The launch will take place at the Satish Dhawan Space Centre in Sriharikota, utilizing the Launch Vehicle Mark-3 (LVM-3) rocket from the second launch pad. The anticipated moon landing is set for August 23, marking a significant milestone in India’s lunar exploration program.
The new lander for Chandrayaan 3 has been significantly enhanced compared to the previous mission. Following the unfortunate explosion of the Vikram lander during Chandrayaan 2’s landing attempt in 2019, improvements have been made to ensure a more powerful and reliable landing system. The cost of Chandrayaan 3 is estimated at Rs 615 crore, which is lower than the cost of Chandrayaan 2 (Rs 960 crore) and Chandrayaan 1 (Rs 386 crore).
The Chandrayaan 3 mission plan involves the propulsion module delivering the lander to a location approximately 100 km from the lunar surface. At this point, the propulsion module will detach, allowing the lander to orbit the moon. During this phase, critical parameters such as the lunar surface temperature, landing site conditions, and seismic activity will be carefully monitored. Subsequently, the lander will perform a soft landing, followed by the controlled release of the rover after thorough inspection of the landing area. The rover will solely communicate with the lander, receiving instructions from Earth via the lander.
The primary mission objectives for the rover include analyzing the composition of the lunar soil, specifically testing for elements and the presence of nuclear material. Instruments such as the alpha particle X-ray spectrometer and laser-induced breakdown spectroscope will be employed to determine the elemental composition accurately.
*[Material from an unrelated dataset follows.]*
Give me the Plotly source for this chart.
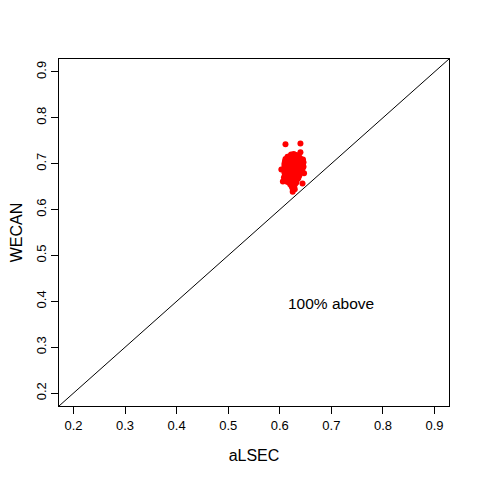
import plotly.graph_objects as go

# aLSEC (x) and WECAN (y) values
alsec = [
    0.611, 0.640,
    0.640,
    0.622, 0.627, 0.632,
    0.615, 0.619, 0.624, 0.629, 0.634, 0.638,
    0.611, 0.616, 0.621, 0.626, 0.630, 0.635, 0.641, 0.645,
    0.610, 0.614, 0.618, 0.623, 0.628, 0.632, 0.637, 0.642, 0.646,
    0.609, 0.613, 0.617, 0.622, 0.626, 0.631, 0.636, 0.640, 0.645,
    0.609, 0.614, 0.619, 0.624, 0.628, 0.633, 0.638, 0.643, 0.646,
    0.610, 0.615, 0.620, 0.625, 0.630, 0.634, 0.639, 0.644,
    0.603, 0.611, 0.616, 0.621, 0.627, 0.632, 0.637, 0.642,
    0.609, 0.614, 0.619, 0.624, 0.629, 0.634, 0.639, 0.647,
    0.610, 0.616, 0.622, 0.627, 0.633, 0.638,
    0.608, 0.613, 0.620, 0.625, 0.631, 0.636,
    0.611, 0.618, 0.624, 0.629, 0.634,
    0.606, 0.615, 0.622, 0.627, 0.632,
    0.644,
    0.620, 0.626, 0.630,
    0.623, 0.628,
    0.625, 0.629,
    0.625,
]
wecan = [
    0.742, 0.744,
    0.725,
    0.720, 0.721, 0.719,
    0.715, 0.716, 0.714, 0.716, 0.715, 0.714,
    0.710, 0.711, 0.709, 0.710, 0.711, 0.709, 0.710, 0.709,
    0.705, 0.706, 0.704, 0.705, 0.706, 0.704, 0.705, 0.704, 0.703,
    0.700, 0.701, 0.699, 0.700, 0.701, 0.699, 0.700, 0.701, 0.699,
    0.695, 0.696, 0.694, 0.695, 0.696, 0.694, 0.695, 0.694, 0.693,
    0.690, 0.691, 0.689, 0.690, 0.691, 0.689, 0.690, 0.689,
    0.687, 0.686, 0.685, 0.686, 0.685, 0.686, 0.685, 0.686,
    0.680, 0.681, 0.679, 0.680, 0.681, 0.679, 0.680, 0.679,
    0.675, 0.676, 0.674, 0.675, 0.676, 0.674,
    0.670, 0.671, 0.669, 0.670, 0.671, 0.669,
    0.665, 0.666, 0.664, 0.665, 0.666,
    0.661, 0.660, 0.661, 0.660, 0.659,
    0.657,
    0.655, 0.654, 0.656,
    0.650, 0.649,
    0.645, 0.644,
    0.639,
]

diag = [0.0, 1.0]
xticks = [0.2, 0.3, 0.4, 0.5, 0.6, 0.7, 0.8, 0.9]
yticks = [0.2, 0.3, 0.4, 0.5, 0.6, 0.7, 0.8, 0.9]
ax_range = [0.172, 0.928]

fig = go.Figure()
fig.add_trace(go.Scatter(x=diag, y=diag, mode="lines",
                         line=dict(color="black", width=1), hoverinfo="skip"))
fig.add_trace(go.Scatter(x=alsec, y=wecan, mode="markers",
                         marker=dict(color="red", size=6, line=dict(width=0))))

fig.add_annotation(x=0.7, y=0.4, text="100% above", showarrow=False,
                   yshift=-2, font=dict(size=15.5, color="black"))

axis_common = dict(range=ax_range, showgrid=False, zeroline=False,
                   showline=True, linecolor="black", linewidth=1, mirror=True,
                   ticks="outside", ticklen=7, tickcolor="black", tickwidth=1,
                   tickfont=dict(size=13, color="black"), automargin=False)

fig.update_layout(
    width=480, height=480,
    margin=dict(l=51, r=39, t=51, b=82),
    paper_bgcolor="white", plot_bgcolor="white",
    showlegend=False,
    font=dict(family="Liberation Sans, Arial, sans-serif", color="black"),
)
fig.update_xaxes(**axis_common, tickvals=xticks, ticktext=[str(v) for v in xticks],
                 title=dict(text="aLSEC", font=dict(size=16), standoff=18))
fig.update_yaxes(**axis_common, tickvals=yticks, ticktext=[str(v) for v in yticks],
                 tickangle=-90,
                 title=dict(text="WECAN", font=dict(size=16), standoff=16))

fig.write_html("out.html")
On the other hand, the lander is equipped with instruments dedicated to measuring thermal conductivity and temperature using a thermophysical instrument. Additionally, a lunar seismic activity instrument will monitor seismic events near the landing site, while a Langmuir probe will estimate plasma concentration and variations. NASA’s Laser Retroreflector Array, a collaborative effort, will aid in laser ranging studies.
The Chandrayaan 1 mission, launched in 2008, achieved significant success and laid the foundation for India’s lunar exploration program. However, the subsequent Chandrayaan 2 mission encountered challenges, with the lander crash-landing on the lunar surface. The learnings from Chandrayaan 2 have been instrumental in the development and improvements incorporated into Chandrayaan 3, reinforcing India’s commitment to advancing its lunar exploration capabilities.
As India gears up for the Chandrayaan 3 mission, the nation eagerly awaits another remarkable achievement in its space exploration journey, furthering scientific knowledge and expanding our understanding of the Moon.